● **STATED TASK**:
All of the lines below are to be transcribed faithfully, with pictures excluded from the copy.

● **RAW DATA**:

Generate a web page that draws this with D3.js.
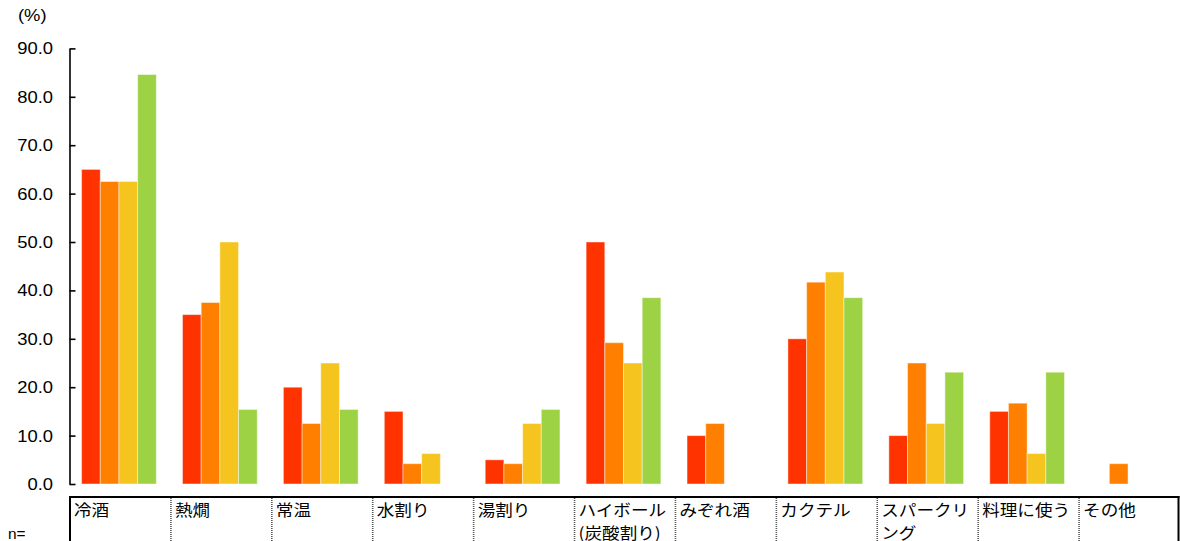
<!DOCTYPE html>
<html><head><meta charset="utf-8">
<script src="https://cdn.jsdelivr.net/npm/d3@7"></script>
<style>body{margin:0;background:#fff}svg{display:block}</style>
</head><body>
<svg id="c" width="1180" height="541"></svg>
<script>
const categories = ["冷酒","熱燗","常温","水割り","湯割り","ハイボール\n(炭酸割り)","みぞれ酒","カクテル","スパークリ\nング","料理に使う","その他"];
const seriesNames = ["s1","s2","s3","s4"];
const s1 = [65.0, 35.0, 20.0, 15.0, 5.0, 50.0, 10.0, 30.0, 10.0, 15.0, 0];
const s2 = [62.5, 37.5, 12.5, 4.2, 4.2, 29.2, 12.5, 41.7, 25.0, 16.7, 4.2];
const s3 = [62.5, 50.0, 25.0, 6.3, 12.5, 25.0, 0, 43.8, 12.5, 6.3, 0];
const s4 = [84.6, 15.4, 15.4, 0, 15.4, 38.5, 0, 38.5, 23.1, 23.1, 0];
const seriesValues = [s1, s2, s3, s4];
const colors = ["#FF3300", "#FF8000", "#F5C41F", "#9CD244"];
const yTicks = [0,10,20,30,40,50,60,70,80,90];

const svg = d3.select("#c");
const left = 69.5, right = 1179.5, y0 = 484, y90 = 48.4;
const x0 = d3.scaleBand().domain(categories).range([left, right]).padding(0);
const x1 = d3.scaleBand().domain(seriesNames).range([-1, x0.bandwidth() - 1]).paddingInner(0).paddingOuter(0.7);
const y = d3.scaleLinear().domain([0, 90]).range([y0, y90]);

// bars
const g = svg.append("g");
categories.forEach((c, i) => {
  seriesNames.forEach((s, j) => {
    const v = seriesValues[j][i];
    if (v <= 0) return;
    g.append("rect")
      .attr("x", x0(c) + x1(s))
      .attr("y", y(v))
      .attr("width", x1.bandwidth())
      .attr("height", y(0) - y(v))
      .attr("fill", colors[j])
      .attr("stroke", "rgba(255,255,255,0.45)")
      .attr("stroke-width", 1);
  });
});

// y axis
const axis = d3.axisLeft(y).tickValues(yTicks).tickSize(-6).tickSizeOuter(0).tickFormat(d3.format(".1f"));
const ag = svg.append("g").attr("transform", `translate(${left},0)`).call(axis);
ag.select(".domain").attr("stroke", "#000").attr("stroke-width", 1.6);
ag.selectAll(".tick line").attr("stroke", "#000").attr("stroke-width", 1.6);
ag.selectAll(".tick text").remove();
yTicks.forEach(t => {
  svg.append("text")
    .attr("transform", `translate(53,${y(t) + 6}) scale(1.15,1)`)
    .attr("text-anchor", "end")
    .attr("font-family", "'Liberation Sans', Arial, sans-serif")
    .attr("font-size", 16)
    .attr("fill", "#000")
    .text(d3.format(".1f")(t));
});
svg.append("text")
  .attr("transform", "translate(18,21) scale(1.15,1)")
  .attr("font-family", "'Liberation Sans', Arial, sans-serif")
  .attr("font-size", 16)
  .text("(%)");

// table
svg.append("line").attr("x1", left).attr("x2", right).attr("y1", 497).attr("y2", 497)
  .attr("stroke", "#000").attr("stroke-width", 2.2);
svg.append("line").attr("x1", left + 0.5).attr("x2", left + 0.5).attr("y1", 496).attr("y2", 541)
  .attr("stroke", "#000").attr("stroke-width", 2);
svg.append("line").attr("x1", right - 1).attr("x2", right - 1).attr("y1", 496).attr("y2", 541)
  .attr("stroke", "#000").attr("stroke-width", 2);
categories.forEach((c, i) => {
  if (i > 0) {
    svg.append("line").attr("x1", x0(c) + 0.5).attr("x2", x0(c) + 0.5).attr("y1", 498).attr("y2", 541)
      .attr("stroke", "#555").attr("stroke-width", 1.6).attr("stroke-dasharray", "1,1");
  }
  c.split("\n").forEach((line, k) => {
    svg.append("text")
      .attr("transform", `translate(${x0(c) + 4.5},${516 + k * 23}) scale(1.1,1)`)
      .attr("font-family", "'Noto Sans CJK JP', sans-serif")
      .attr("font-size", 16)
      .attr("fill", "#000")
      .text(line);
  });
});
svg.append("text")
  .attr("transform", "translate(8,539) scale(1.1,1)")
  .attr("font-family", "'Liberation Sans', Arial, sans-serif")
  .attr("font-size", 14)
  .text("n=");
</script>
</body></html>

● **ANSWER IN FULL**:
Generate a web page that draws this with D3.js.
<!DOCTYPE html>
<html><head><meta charset="utf-8">
<script src="https://cdn.jsdelivr.net/npm/d3@7"></script>
<style>body{margin:0;background:#fff}svg{display:block}</style>
</head><body>
<svg id="c" width="1180" height="541"></svg>
<script>
const categories = ["冷酒","熱燗","常温","水割り","湯割り","ハイボール\n(炭酸割り)","みぞれ酒","カクテル","スパークリ\nング","料理に使う","その他"];
const seriesNames = ["s1","s2","s3","s4"];
const s1 = [65.0, 35.0, 20.0, 15.0, 5.0, 50.0, 10.0, 30.0, 10.0, 15.0, 0];
const s2 = [62.5, 37.5, 12.5, 4.2, 4.2, 29.2, 12.5, 41.7, 25.0, 16.7, 4.2];
const s3 = [62.5, 50.0, 25.0, 6.3, 12.5, 25.0, 0, 43.8, 12.5, 6.3, 0];
const s4 = [84.6, 15.4, 15.4, 0, 15.4, 38.5, 0, 38.5, 23.1, 23.1, 0];
const seriesValues = [s1, s2, s3, s4];
const colors = ["#FF3300", "#FF8000", "#F5C41F", "#9CD244"];
const yTicks = [0,10,20,30,40,50,60,70,80,90];

const svg = d3.select("#c");
const left = 69.5, right = 1179.5, y0 = 484, y90 = 48.4;
const x0 = d3.scaleBand().domain(categories).range([left, right]).padding(0);
const x1 = d3.scaleBand().domain(seriesNames).range([-1, x0.bandwidth() - 1]).paddingInner(0).paddingOuter(0.7);
const y = d3.scaleLinear().domain([0, 90]).range([y0, y90]);

// bars
const g = svg.append("g");
categories.forEach((c, i) => {
  seriesNames.forEach((s, j) => {
    const v = seriesValues[j][i];
    if (v <= 0) return;
    g.append("rect")
      .attr("x", x0(c) + x1(s))
      .attr("y", y(v))
      .attr("width", x1.bandwidth())
      .attr("height", y(0) - y(v))
      .attr("fill", colors[j])
      .attr("stroke", "rgba(255,255,255,0.45)")
      .attr("stroke-width", 1);
  });
});

// y axis
const axis = d3.axisLeft(y).tickValues(yTicks).tickSize(-6).tickSizeOuter(0).tickFormat(d3.format(".1f"));
const ag = svg.append("g").attr("transform", `translate(${left},0)`).call(axis);
ag.select(".domain").attr("stroke", "#000").attr("stroke-width", 1.6);
ag.selectAll(".tick line").attr("stroke", "#000").attr("stroke-width", 1.6);
ag.selectAll(".tick text").remove();
yTicks.forEach(t => {
  svg.append("text")
    .attr("transform", `translate(53,${y(t) + 6}) scale(1.15,1)`)
    .attr("text-anchor", "end")
    .attr("font-family", "'Liberation Sans', Arial, sans-serif")
    .attr("font-size", 16)
    .attr("fill", "#000")
    .text(d3.format(".1f")(t));
});
svg.append("text")
  .attr("transform", "translate(18,21) scale(1.15,1)")
  .attr("font-family", "'Liberation Sans', Arial, sans-serif")
  .attr("font-size", 16)
  .text("(%)");

// table
svg.append("line").attr("x1", left).attr("x2", right).attr("y1", 497).attr("y2", 497)
  .attr("stroke", "#000").attr("stroke-width", 2.2);
svg.append("line").attr("x1", left + 0.5).attr("x2", left + 0.5).attr("y1", 496).attr("y2", 541)
  .attr("stroke", "#000").attr("stroke-width", 2);
svg.append("line").attr("x1", right - 1).attr("x2", right - 1).attr("y1", 496).attr("y2", 541)
  .attr("stroke", "#000").attr("stroke-width", 2);
categories.forEach((c, i) => {
  if (i > 0) {
    svg.append("line").attr("x1", x0(c) + 0.5).attr("x2", x0(c) + 0.5).attr("y1", 498).attr("y2", 541)
      .attr("stroke", "#555").attr("stroke-width", 1.6).attr("stroke-dasharray", "1,1");
  }
  c.split("\n").forEach((line, k) => {
    svg.append("text")
      .attr("transform", `translate(${x0(c) + 4.5},${516 + k * 23}) scale(1.1,1)`)
      .attr("font-family", "'Noto Sans CJK JP', sans-serif")
      .attr("font-size", 16)
      .attr("fill", "#000")
      .text(line);
  });
});
svg.append("text")
  .attr("transform", "translate(8,539) scale(1.1,1)")
  .attr("font-family", "'Liberation Sans', Arial, sans-serif")
  .attr("font-size", 14)
  .text("n=");
</script>
</body></html>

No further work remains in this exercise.